夫「これはきっと、これからは地に足をつけて生きろっていうことだ」

 と、子供のような口調で言い、ふざけているのか真剣なのかの際にあるちょっと恐ろしいところ(わたしにとっては居心地がよいけど、学校の先生とかには怒られそう)に、しばし黙ってぶらさがっていた。
 しかし、地に足なんて、つくだろか……。
 でもつけようかどうしようかと思いながらこれからも生きていくのかな。どうなるのかな。
 名字が変わったことで、久方ぶりに呼吸が楽になった気がしている。断ち切った。過去の血の物語が山を越えてこの大都会まで追ってきたとしても、もう、名前がちがうからわたしをうまくみつけられないだろう。それに、夫がいるから、大丈夫……。門の前にユラユラ立ち、過去の物語からわたしを守ってくれる。
 未来の物語を、探すのだ。
 夜。みすず書房の「大人の本棚」シリーズ(好き)から出ている『太宰治 滑稽小説集』をぱらぱらとめくった。編者の木田元さんの前説「滑稽文学について」が面白くて、フンフンと鼻歌交じりに読む。
 敗戦直後。過去は苦しくて未来は茫洋となにも見えない、現在は貧しくて暗い……そんな時代、せめてすべてを笑いのめしてやろうと、面白いことをみつけては、若き日の木田さんはひたすら笑い転げていた。そのころ坂口安吾も、どこかで「笑いとはその場での超越だ」とかなんとか言ってたらしい。ほのぼのしたユーモア小説や、にんまりさせる諷刺小説ともちがって、“滑稽小説”というジャンルは、ふざけ散らして、転げまわってこの世を笑ってやるような本のこと。これまた安吾の言葉を借りると「世紀の果ての大笑い」というやつだ。

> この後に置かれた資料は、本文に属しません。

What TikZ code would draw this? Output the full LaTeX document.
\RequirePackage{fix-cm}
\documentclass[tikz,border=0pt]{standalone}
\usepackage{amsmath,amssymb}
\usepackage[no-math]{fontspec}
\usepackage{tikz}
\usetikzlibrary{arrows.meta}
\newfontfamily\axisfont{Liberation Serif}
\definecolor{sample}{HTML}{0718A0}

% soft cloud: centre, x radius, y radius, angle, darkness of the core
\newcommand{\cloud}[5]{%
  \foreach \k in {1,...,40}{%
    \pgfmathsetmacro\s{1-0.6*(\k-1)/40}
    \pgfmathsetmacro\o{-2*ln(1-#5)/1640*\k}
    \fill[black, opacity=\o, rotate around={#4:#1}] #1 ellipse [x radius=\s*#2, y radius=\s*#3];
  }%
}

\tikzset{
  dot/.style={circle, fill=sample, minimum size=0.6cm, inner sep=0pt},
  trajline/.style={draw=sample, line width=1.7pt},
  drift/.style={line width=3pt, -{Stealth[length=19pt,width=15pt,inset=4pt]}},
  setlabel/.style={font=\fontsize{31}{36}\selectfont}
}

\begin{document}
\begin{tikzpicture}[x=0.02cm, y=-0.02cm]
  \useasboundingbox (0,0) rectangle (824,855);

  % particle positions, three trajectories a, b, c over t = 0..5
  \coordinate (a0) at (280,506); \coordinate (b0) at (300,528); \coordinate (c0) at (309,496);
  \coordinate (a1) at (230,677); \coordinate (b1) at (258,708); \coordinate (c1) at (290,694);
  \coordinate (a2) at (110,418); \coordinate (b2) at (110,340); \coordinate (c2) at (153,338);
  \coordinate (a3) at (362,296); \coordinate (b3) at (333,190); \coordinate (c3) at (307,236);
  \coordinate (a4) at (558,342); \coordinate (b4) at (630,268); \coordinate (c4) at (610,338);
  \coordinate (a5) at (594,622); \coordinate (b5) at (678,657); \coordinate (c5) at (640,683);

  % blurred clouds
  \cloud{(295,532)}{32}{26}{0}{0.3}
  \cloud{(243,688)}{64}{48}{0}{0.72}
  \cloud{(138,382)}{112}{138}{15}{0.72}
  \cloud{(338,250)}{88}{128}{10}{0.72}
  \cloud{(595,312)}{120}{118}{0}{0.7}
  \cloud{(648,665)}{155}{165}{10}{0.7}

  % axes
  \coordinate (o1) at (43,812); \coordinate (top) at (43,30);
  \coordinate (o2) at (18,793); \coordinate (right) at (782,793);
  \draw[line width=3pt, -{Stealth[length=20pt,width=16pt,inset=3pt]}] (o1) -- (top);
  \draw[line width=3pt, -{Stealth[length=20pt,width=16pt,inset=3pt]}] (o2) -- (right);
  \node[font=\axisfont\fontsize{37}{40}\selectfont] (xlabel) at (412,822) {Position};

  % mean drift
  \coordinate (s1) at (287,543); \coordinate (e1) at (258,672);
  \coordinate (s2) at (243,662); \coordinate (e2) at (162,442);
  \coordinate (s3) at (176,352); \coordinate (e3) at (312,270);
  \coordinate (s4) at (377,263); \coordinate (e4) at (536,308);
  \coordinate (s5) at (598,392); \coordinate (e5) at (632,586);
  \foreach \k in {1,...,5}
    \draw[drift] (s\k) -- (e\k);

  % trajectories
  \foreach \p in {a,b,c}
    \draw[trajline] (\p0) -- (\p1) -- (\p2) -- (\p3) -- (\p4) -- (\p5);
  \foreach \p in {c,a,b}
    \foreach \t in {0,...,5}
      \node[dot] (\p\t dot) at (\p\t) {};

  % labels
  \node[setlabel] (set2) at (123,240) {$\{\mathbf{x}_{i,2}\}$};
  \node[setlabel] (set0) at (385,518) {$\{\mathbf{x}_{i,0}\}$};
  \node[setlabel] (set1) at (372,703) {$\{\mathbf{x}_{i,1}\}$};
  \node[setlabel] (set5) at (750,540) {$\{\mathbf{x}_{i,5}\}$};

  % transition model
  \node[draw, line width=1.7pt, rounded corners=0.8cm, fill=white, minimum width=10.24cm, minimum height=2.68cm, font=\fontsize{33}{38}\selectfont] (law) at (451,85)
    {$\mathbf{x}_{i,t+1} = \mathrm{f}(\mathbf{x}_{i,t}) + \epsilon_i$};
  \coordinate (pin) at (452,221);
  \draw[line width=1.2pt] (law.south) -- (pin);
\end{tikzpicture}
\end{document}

 フーン、ヘェー、と思いながら読んでて、木田さんの説明にポオの「実業家」や、ボッカッチョ『デカメロン』、バルザックの『風流滑稽譚』に続いて、チェーホフの名前が出てきたので、「あれっ?」となにかを思いだす。昨年末、ダブリンでの『ゴドーを待ちながら』の話をしてたら、誰かが「知ってる? チェーホフの『桜の園』とか『三人姉妹』もほんとは爆笑なんだよー」と言ってたなぁ。SF班K浜氏だったっけ? どうだっけ? わたしは昔、その二冊を読んで、過去と土地に縛られて田舎から出られない重苦しい女たちの話かな、と思いつつあまりよくわからなかったんだけど、あれもまた笑いどころが翻訳で消えてたのかな……?
 読み進めると、ボードレールやスタンダールの主張する「笑い論」みたいなのが出てきて、難しいんで起きあがって読む。ボードレールの論は、たとえば――すっ転んだ道化を見て笑うのは「私は転んだりしないもんね〜」という、悪魔的な優越の笑い。それに対して、グロテスクという「絶対的滑稽」があって、これは気違いじみた、度はずれのおかしさのこと。そして優越の滑稽は「模倣」だけど、グロテスクの滑稽とは一個の「創造」なのだ……。
 なるほどーと思いつつ、理屈っぽいなぁボードレールは、と顎をガリガリかく。あっ、理屈っぽいって、当たり前か、ボードレールだもん……。日本だと、井伏鱒二や坂口安吾、二葉亭四迷(もともと、父親に言われた「くたばってしまえ!」からこの筆名をつけた、と子供のころお父さんに教えてもらったけどほんとかな?)、そして太宰治などが滑稽小説の傑作を書いている。と、ようやく太宰の話になって、彼の『お伽草紙』は、民話の見事なパロディだ、と紹介してくれる。
 たとえば「カチカチ山」は、兎を少女、兎にフラれる狸を醜男に見立てていて、爆笑らしい。フンフン……と思いながら本編を読み始める。邪魔になった飼い犬を毒殺しようとする作家と、どっこいぜんぜん死なない丈夫な犬の、美談のような猿芝居のような、いっそ男と女のすったもんだのような、妙すぎる「畜犬談」を読んで、ううむ……と思う。
 道化の素顔はけして笑わない。太宰も、あくまで真顔のまま、大真面目に犬に振り回されてて、身勝手な心理描写のグロテスクさが、確かに、気違いじみて度はずれにおかしい。あっ、そういえば「太宰はすごい芸人だったと思う」と言ってた人がいたな……と思いだしながら、読み続けた。
 さっきから、傍らで、夫が、スケッチブックを開いて真顔でもって絵を描いている。笑うでも、怒るでも、泣くでもないいつもの表情で。
 静かだ……。
 やはり、静寂は我が友。
 化粧を落とした道化の顔を想像しながら、波に揺られるようにまたトカトントンの人の本の世界にもどった。